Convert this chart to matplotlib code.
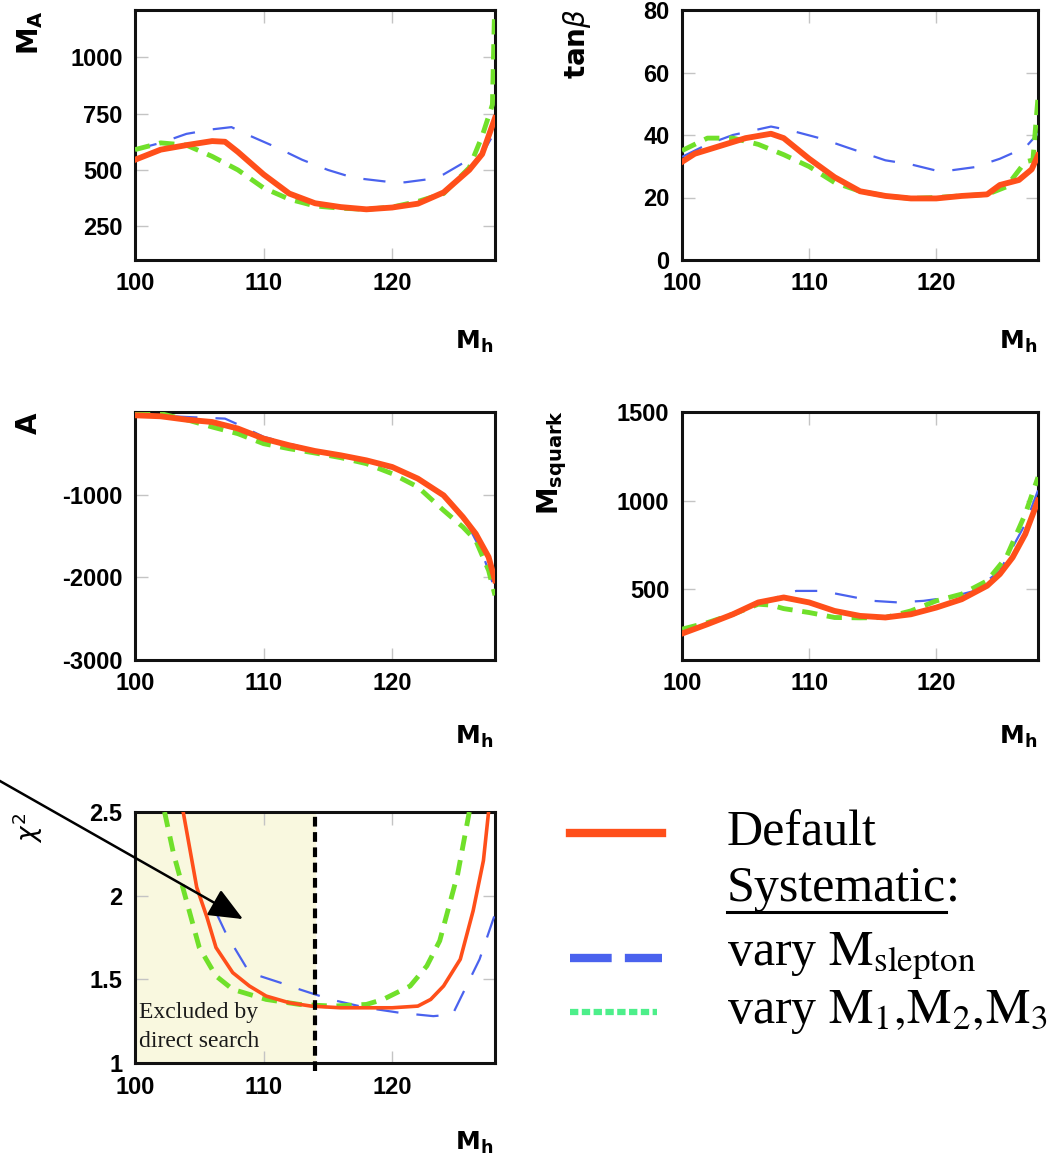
import matplotlib
matplotlib.use('Agg')
import matplotlib.pyplot as plt
from matplotlib.lines import Line2D

plt.rcParams['font.family'] = ['Liberation Sans', 'DejaVu Sans']
plt.rcParams['lines.scale_dashes'] = False
plt.rcParams['axes.unicode_minus'] = False

# --- M_A vs M_h
ma_def_x = [100, 102, 104, 106, 107, 108, 110, 112, 114, 116, 118, 120, 122, 124, 126, 127, 128]
ma_def_y = [545, 590, 610, 628, 625, 580, 480, 395, 352, 335, 325, 333, 350, 400, 500, 570, 730]
ma_slep_x = [100, 102, 104, 106, 107.5, 109, 111, 113, 115, 117, 120, 121, 123, 124, 125.5, 127, 128]
ma_slep_y = [590, 620, 660, 680, 690, 650, 600, 545, 500, 465, 445, 445, 460, 480, 530, 570, 670]
ma_gau_x = [100, 102, 104, 106, 108, 110, 112, 114, 116, 118, 120, 122, 124, 126, 127, 127.8, 128]
ma_gau_y = [590, 620, 610, 560, 500, 420, 370, 340, 330, 325, 335, 360, 395, 510, 650, 790, 1300]

# --- tan beta vs M_h
tb_def_x = [100, 101, 103, 105, 107, 108, 110, 112, 114, 116, 118, 120, 122, 124, 125, 126.5, 127.5, 128]
tb_def_y = [31.4, 34, 36.5, 39, 40.4, 39, 32.4, 26.5, 22, 20.5, 19.7, 19.7, 20.5, 21, 24, 25.6, 29, 33.5]
tb_slep_x = [100, 102, 104, 107, 108.5, 111, 113, 116, 118, 120, 121, 123, 125, 127, 128]
tb_slep_y = [33, 37, 40, 42.7, 41.5, 38.8, 36, 31.9, 30.6, 28.6, 28.6, 29.7, 32.4, 36, 40.5]
tb_gau_x = [100, 102, 104, 106, 108, 110, 112, 114, 116, 118, 120, 122, 124, 125.5, 127, 127.6, 128]
tb_gau_y = [35, 39, 39, 37, 33.7, 29.9, 24.8, 22, 20.5, 19.7, 20, 20.5, 21, 23.4, 31.4, 32, 52]

# --- A vs M_h
a_def_x = [100, 102, 104, 106, 108, 110, 112, 114, 116, 118, 120, 122, 124, 125.5, 126.5, 127.5, 128]
a_def_y = [-40, -52, -93, -121, -200, -322, -403, -472, -524, -585, -665, -806, -1008, -1270, -1472, -1754, -2036]
a_slep_x = [100, 104, 107, 108, 110, 114, 118, 122, 124, 125.5, 127, 128]
a_slep_y = [-30, -60, -80, -150, -300, -465, -580, -800, -990, -1250, -1700, -2150]
a_gau_x = [100, 102, 104, 106, 108, 110, 112, 114, 116, 118, 120, 122, 124, 125.5, 126.5, 127.5, 128]
a_gau_y = [-20, -20, -93, -181, -262, -383, -444, -496, -552, -625, -746, -907, -1190, -1391, -1552, -1915, -2218]

# --- M_squark vs M_h
sq_def_x = [100, 102, 104, 106, 108, 110, 112, 114, 116, 118, 120, 122, 124, 125, 126, 127, 128]
sq_def_y = [249, 302, 358, 425, 453, 425, 377, 349, 340, 358, 396, 443, 519, 585, 679, 811, 1000]
sq_slep_x = [100, 104, 107, 108, 109, 111, 113, 115, 117, 119, 121, 123, 125, 127, 128]
sq_slep_y = [249, 358, 440, 472, 490, 490, 462, 434, 425, 434, 453, 490, 604, 868, 1057]
sq_gau_x = [100, 102, 104, 106, 107, 108, 110, 112, 114, 116, 118, 120, 122, 124, 125.5, 127, 128]
sq_gau_y = [274, 311, 358, 415, 410, 390, 368, 340, 338, 340, 377, 434, 472, 547, 679, 925, 1132]

# --- chi2 vs M_h
chi_def_x = [103.75, 104.8, 105.6, 106.3, 107.6, 108.9, 110.2, 112, 113.7, 116, 118, 120, 122, 123, 124, 125.3, 126.3, 127.1, 127.5]
chi_def_y = [2.5, 2.05, 1.87, 1.69, 1.54, 1.46, 1.40, 1.36, 1.34, 1.33, 1.33, 1.33, 1.34, 1.38, 1.46, 1.62, 1.91, 2.21, 2.5]
chi_slep_x = [106.3, 107.1, 108.9, 111.3, 112.8, 115.2, 118, 120.6, 123.2, 124.7, 126.8, 128]
chi_slep_y = [1.9, 1.77, 1.54, 1.48, 1.44, 1.38, 1.33, 1.30, 1.28, 1.29, 1.62, 1.89]
chi_gau_x = [102.3, 103, 104, 105, 106.3, 107.6, 110.2, 112.8, 115.4, 118, 119.3, 121.4, 122.7, 123.7, 125.1, 126]
chi_gau_y = [2.5, 2.25, 1.97, 1.69, 1.52, 1.44, 1.38, 1.35, 1.34, 1.35, 1.38, 1.46, 1.58, 1.73, 2.13, 2.5]
lep_limit = 114

RED = '#ff4f1a'
BLUE = '#4a62ee'
GREEN = '#70e02a'

W, H = 1059, 1155
fig = plt.figure(figsize=(W / 100, H / 100), dpi=100)


def box(l, t, r, b):
    # pixel box -> figure fraction
    return [l / W, 1 - b / H, (r - l) / W, (b - t) / H]


def panel(rect, series, ylim, yticks, red_lw=4.2):
    ax = fig.add_axes(rect)
    (dx, dy), (sx, sy), (gx, gy) = series
    ax.plot(sx, sy, color=BLUE, lw=1.6, dashes=(16, 13), zorder=3)
    ax.plot(gx, gy, color=GREEN, lw=3.5, dashes=(11, 7), zorder=4)
    ax.plot(dx, dy, color=RED, lw=red_lw, zorder=5)
    ax.set_xlim(100, 128)
    ax.set_ylim(*ylim)
    ax.set_xticks([100, 110, 120])
    ax.set_yticks(yticks)
    ax.tick_params(direction='in', length=9, width=1, color='#c4c4c4',
                   top=True, right=True, labelsize=17, pad=9)
    for lab in ax.get_xticklabels() + ax.get_yticklabels():
        lab.set_fontweight('bold')
    for s in ax.spines.values():
        s.set_linewidth(2.2)
        s.set_color('#111111')
    return ax


ax1 = panel(box(135, 10, 495, 260),
            [(ma_def_x, ma_def_y), (ma_slep_x, ma_slep_y), (ma_gau_x, ma_gau_y)],
            (100, 1210), [250, 500, 750, 1000])
ax2 = panel(box(682, 10, 1038, 260),
            [(tb_def_x, tb_def_y), (tb_slep_x, tb_slep_y), (tb_gau_x, tb_gau_y)],
            (0, 80), [0, 20, 40, 60, 80])
ax3 = panel(box(135, 412, 495, 660),
            [(a_def_x, a_def_y), (a_slep_x, a_slep_y), (a_gau_x, a_gau_y)],
            (-3000, 0), [-3000, -2000, -1000])
ax4 = panel(box(682, 412, 1038, 660),
            [(sq_def_x, sq_def_y), (sq_slep_x, sq_slep_y), (sq_gau_x, sq_gau_y)],
            (100, 1500), [500, 1000, 1500])
ax5 = panel(box(135, 812, 495, 1063),
            [(chi_def_x, chi_def_y), (chi_slep_x, chi_slep_y), (chi_gau_x, chi_gau_y)],
            (1, 2.5), [1, 1.5, 2, 2.5], red_lw=2.6)
ax5.set_yticklabels(['1', '1.5', '2', '2.5'], fontweight='bold')

# excluded region
ax5.axvspan(100, lep_limit, color='#f9f8df', zorder=0)
ax5.axvline(lep_limit, ymin=-0.03, ymax=1, color='black', lw=3, dashes=(7, 4),
            clip_on=False, zorder=6)
exc_kw = dict(family='Liberation Serif', fontsize=17, color='#1a1a1a',
              ha='left', va='baseline', zorder=7)
ax5.text(100.3, 1.27, 'Excluded by', **exc_kw)
ax5.text(100.3, 1.095, 'direct search', **exc_kw)
ax5.annotate('', xy=(108.4, 1.86), xycoords='data',
             xytext=(-0.01, 1 - 775 / H), textcoords='figure fraction',
             arrowprops=dict(arrowstyle='-|>,head_length=0.7,head_width=0.3',
                             mutation_scale=30, color='black', lw=1.8,
                             shrinkA=0, shrinkB=0),
             annotation_clip=False, zorder=8)

# y-axis labels
lab_kw = dict(rotation=90, ha='center', va='center', fontsize=20)
fig.text(30 / W, 1 - 33 / H, r'$\mathbf{M_A}$', **lab_kw)
fig.text(577 / W, 1 - 44 / H, r'$\mathbf{tan}\beta$', **lab_kw)
fig.text(30 / W, 1 - 423 / H, r'$\mathbf{A}$', **lab_kw)
fig.text(552 / W, 1 - 462 / H, r'$\mathbf{M_{squark}}$', **lab_kw)
fig.text(28 / W, 1 - 828 / H, r'$\chi^2$', rotation=90, ha='center', va='center',
         fontsize=19)

# x-axis labels
for xr, yc in [(493, 342), (1037, 342), (493, 737), (1037, 737), (493, 1143)]:
    fig.text(xr / W, 1 - yc / H, r'$\mathbf{M_h}$', ha='right', va='center', fontsize=18)

# legend block
lax = fig.add_axes([0, 0, 1, 1])
lax.set_xlim(0, W)
lax.set_ylim(H, 0)
lax.axis('off')
lax.add_line(Line2D([570, 662], [833, 833], color=RED, lw=6))
lax.add_line(Line2D([570, 662], [958, 958], color=BLUE, lw=6, dashes=(30, 9.5)))
lax.add_line(Line2D([570, 657], [1012, 1012], color='#4def8a', lw=4.5, dashes=(6, 2.5)))

ser = dict(family='Liberation Serif', fontsize=36, va='baseline', ha='left',
           math_fontfamily='stix')
lax.text(727, 845, 'Default', **ser)
t_sys = lax.text(727, 901, 'Systematic', **ser)
lax.text(727, 965, r'vary $\mathrm{M}_{\mathrm{slepton}}$', **ser)
lax.text(727, 1023, r'vary $\mathrm{M}_1,\!\mathrm{M}_2,\!\mathrm{M}_3$', **ser)

fig.canvas.draw()
bb = t_sys.get_window_extent().transformed(lax.transData.inverted())
x0, x1 = min(bb.x0, bb.x1), max(bb.x0, bb.x1)
lax.text(x1, 901, ':', **ser)
lax.add_line(Line2D([x0, x1], [912, 912], color='black', lw=2.2))

fig.savefig('out.png', dpi=100)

============================================================

Directions — Extract, from the material above, each line holding the word "matplotlib".

Task result —
Convert this chart to matplotlib code.
import matplotlib
matplotlib.use('Agg')
import matplotlib.pyplot as plt
from matplotlib.lines import Line2D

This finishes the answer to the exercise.